Now extend that idea to groups in society. People end up clustering with others who share their experience, because only there do they feel understood. From the inside, these groups feel like a home. From the outside, they often look like echo chambers, toxic bubbles, or places of bitterness. Think of how incel communities are usually portrayed: dangerous, angry, radicalized. Yet for someone inside, it’s one of the few spaces where they don’t have to explain themselves — because everyone already “knows.”
Part of the problem is language. Even when groups try to explain themselves, the words often fall flat. Language is shaped by context, and if you haven’t lived the context, the words won’t carry the same weight. A man saying he feels “invisible” to women means something very different to someone who’s lived that reality, compared to someone outside it who just hears the word at face value.
It shows up in advice too. People share what worked for them, or what seems to work for their “caste” in the social hierarchy. But to someone outside that strata, the advice sounds like gibberish. A woman might tell a man to “just be confident,” because from her vantage point, confidence was what mattered in choosing men. But to him, living in a different tier of the hierarchy, confidence without looks or status is useless. Each group’s strategies are logical within their world, but meaningless in another.
Then there’s power and framing. Groups with more cultural power get to decide how others are seen. So incels aren’t just described neutrally — they’re framed as pathetic, toxic, even dangerous. Similarly, when men complain about a gynocentric society, it’s often dismissed outright, because the dominant cultural narrative favors women’s perspectives. The lock isn’t just experiential; it’s political.
The same applies when men look at women and see privilege, or when women look back and insist they don’t feel privileged at all — they just are. Each side is living in a different world of experience. The lives of women look effortless to men, but from the women’s perspective, society is simply arranged around them in ways they don’t even notice. To men, that feels like gynocentrism. To women, it just feels like life.
And so the gap persists. Empathy, as we usually talk about it, may be more projection than reality. What people really do is approximate — they imagine what they themselves would feel in another’s shoes. But they can’t ever be that other person.

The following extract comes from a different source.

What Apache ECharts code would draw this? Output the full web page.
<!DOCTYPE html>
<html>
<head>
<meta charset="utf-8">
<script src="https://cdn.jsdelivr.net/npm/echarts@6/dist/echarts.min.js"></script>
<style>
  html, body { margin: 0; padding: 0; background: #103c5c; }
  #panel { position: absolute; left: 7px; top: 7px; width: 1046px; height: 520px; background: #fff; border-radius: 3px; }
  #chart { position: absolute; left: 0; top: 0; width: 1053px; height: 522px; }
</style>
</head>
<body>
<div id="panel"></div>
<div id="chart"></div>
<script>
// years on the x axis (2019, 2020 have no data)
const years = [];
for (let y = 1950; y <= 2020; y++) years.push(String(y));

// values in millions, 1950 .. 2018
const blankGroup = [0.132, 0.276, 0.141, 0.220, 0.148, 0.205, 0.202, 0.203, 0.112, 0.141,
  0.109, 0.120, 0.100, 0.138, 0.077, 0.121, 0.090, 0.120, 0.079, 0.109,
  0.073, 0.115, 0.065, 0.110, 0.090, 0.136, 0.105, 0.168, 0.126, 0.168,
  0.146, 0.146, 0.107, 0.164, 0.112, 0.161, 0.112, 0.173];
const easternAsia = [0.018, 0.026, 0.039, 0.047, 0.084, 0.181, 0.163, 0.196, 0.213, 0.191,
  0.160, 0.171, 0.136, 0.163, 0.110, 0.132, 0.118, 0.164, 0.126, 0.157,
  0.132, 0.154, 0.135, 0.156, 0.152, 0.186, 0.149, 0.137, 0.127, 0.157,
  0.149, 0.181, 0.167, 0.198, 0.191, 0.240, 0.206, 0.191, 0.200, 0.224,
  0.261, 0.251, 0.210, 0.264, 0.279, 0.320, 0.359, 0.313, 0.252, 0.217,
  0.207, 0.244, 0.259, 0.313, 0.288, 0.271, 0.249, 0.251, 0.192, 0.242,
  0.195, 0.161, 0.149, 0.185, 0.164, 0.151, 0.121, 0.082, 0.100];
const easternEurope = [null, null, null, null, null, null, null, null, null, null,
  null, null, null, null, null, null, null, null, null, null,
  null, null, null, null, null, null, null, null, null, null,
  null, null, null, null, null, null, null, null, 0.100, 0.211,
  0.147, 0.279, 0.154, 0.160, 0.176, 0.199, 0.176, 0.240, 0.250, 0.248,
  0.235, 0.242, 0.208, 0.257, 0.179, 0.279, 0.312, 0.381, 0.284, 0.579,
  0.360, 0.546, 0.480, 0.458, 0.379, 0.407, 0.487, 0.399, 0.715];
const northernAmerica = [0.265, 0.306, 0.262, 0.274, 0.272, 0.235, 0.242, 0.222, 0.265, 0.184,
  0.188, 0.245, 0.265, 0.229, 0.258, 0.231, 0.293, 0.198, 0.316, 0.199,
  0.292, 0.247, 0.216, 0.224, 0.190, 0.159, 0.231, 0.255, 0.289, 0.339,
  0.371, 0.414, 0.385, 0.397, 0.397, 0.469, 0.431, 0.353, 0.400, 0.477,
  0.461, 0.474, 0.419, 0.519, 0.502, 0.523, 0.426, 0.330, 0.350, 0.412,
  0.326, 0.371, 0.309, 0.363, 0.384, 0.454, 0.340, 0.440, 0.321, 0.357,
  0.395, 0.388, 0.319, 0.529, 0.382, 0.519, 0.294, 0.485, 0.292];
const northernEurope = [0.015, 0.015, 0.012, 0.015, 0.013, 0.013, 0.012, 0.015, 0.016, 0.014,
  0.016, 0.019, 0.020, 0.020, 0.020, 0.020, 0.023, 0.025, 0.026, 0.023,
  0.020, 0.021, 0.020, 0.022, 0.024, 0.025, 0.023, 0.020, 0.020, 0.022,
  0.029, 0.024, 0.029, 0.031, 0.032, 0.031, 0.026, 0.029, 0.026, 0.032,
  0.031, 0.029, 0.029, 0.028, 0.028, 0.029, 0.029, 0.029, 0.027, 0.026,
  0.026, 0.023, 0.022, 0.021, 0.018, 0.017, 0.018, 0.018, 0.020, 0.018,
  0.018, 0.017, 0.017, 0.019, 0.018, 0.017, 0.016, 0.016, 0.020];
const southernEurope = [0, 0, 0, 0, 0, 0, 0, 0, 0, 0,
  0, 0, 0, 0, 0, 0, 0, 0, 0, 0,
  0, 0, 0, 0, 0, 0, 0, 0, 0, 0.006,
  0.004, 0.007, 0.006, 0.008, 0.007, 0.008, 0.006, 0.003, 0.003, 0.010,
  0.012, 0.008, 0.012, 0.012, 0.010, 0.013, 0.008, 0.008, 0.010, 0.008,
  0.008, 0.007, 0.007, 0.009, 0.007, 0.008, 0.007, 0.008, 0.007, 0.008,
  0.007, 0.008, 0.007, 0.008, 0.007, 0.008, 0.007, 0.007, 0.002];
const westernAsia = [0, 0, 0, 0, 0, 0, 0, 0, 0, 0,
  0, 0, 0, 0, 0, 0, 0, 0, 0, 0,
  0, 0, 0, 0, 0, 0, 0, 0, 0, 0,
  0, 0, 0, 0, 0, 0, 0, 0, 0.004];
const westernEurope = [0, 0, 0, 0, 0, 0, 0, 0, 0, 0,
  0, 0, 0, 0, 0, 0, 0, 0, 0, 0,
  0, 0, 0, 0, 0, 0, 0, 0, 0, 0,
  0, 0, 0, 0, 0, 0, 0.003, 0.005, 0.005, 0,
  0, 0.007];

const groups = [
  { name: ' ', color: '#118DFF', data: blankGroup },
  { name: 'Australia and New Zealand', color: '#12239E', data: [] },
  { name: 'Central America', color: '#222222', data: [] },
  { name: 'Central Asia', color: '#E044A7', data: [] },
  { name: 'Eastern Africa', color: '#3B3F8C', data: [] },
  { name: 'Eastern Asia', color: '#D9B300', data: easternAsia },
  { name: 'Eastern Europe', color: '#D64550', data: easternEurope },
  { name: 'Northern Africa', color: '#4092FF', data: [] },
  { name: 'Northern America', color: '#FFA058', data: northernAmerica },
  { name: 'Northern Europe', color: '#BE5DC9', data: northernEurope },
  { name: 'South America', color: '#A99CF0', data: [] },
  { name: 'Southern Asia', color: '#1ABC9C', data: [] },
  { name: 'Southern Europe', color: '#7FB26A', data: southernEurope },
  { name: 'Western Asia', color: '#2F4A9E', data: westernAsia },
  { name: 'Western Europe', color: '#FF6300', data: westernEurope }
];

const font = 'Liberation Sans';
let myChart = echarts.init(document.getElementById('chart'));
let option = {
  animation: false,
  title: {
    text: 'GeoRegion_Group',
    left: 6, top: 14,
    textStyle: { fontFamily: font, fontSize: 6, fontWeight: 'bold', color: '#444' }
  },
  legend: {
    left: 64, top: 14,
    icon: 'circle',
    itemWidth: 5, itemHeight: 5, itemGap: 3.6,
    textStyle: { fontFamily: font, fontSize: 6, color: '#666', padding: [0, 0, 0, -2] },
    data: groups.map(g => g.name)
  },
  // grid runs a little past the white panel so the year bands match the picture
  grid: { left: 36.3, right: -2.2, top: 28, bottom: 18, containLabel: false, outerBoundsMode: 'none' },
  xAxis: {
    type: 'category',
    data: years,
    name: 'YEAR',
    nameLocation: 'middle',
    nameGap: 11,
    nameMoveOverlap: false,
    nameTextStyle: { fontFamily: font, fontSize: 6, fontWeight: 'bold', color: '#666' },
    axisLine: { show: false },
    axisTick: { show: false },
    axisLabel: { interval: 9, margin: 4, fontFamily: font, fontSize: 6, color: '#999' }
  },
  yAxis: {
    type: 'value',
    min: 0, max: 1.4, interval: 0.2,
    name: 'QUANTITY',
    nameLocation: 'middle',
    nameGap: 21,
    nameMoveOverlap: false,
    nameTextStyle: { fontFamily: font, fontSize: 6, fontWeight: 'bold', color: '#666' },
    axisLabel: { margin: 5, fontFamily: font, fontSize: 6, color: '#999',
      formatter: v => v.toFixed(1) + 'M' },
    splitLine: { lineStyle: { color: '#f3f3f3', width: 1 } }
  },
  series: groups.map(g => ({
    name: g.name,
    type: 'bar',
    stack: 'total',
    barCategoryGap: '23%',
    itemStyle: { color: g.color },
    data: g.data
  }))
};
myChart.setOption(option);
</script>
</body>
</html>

We are, in a sense, locked into our groups, our experiences, our paradigms. That lock isn’t necessarily a prison — it can give belonging and identity. But it also makes it nearly impossible for others to truly fathom what life looks like from where you stand.
The truth is cold: they will never understand you, and you will never understand them. Empathy, at best, is theater — people projecting their own feelings into your story and pretending it’s the same. It isn’t. You’re alone with your experience, just like they’re alone with theirs. The sooner you stop expecting to be understood, the clearer things become.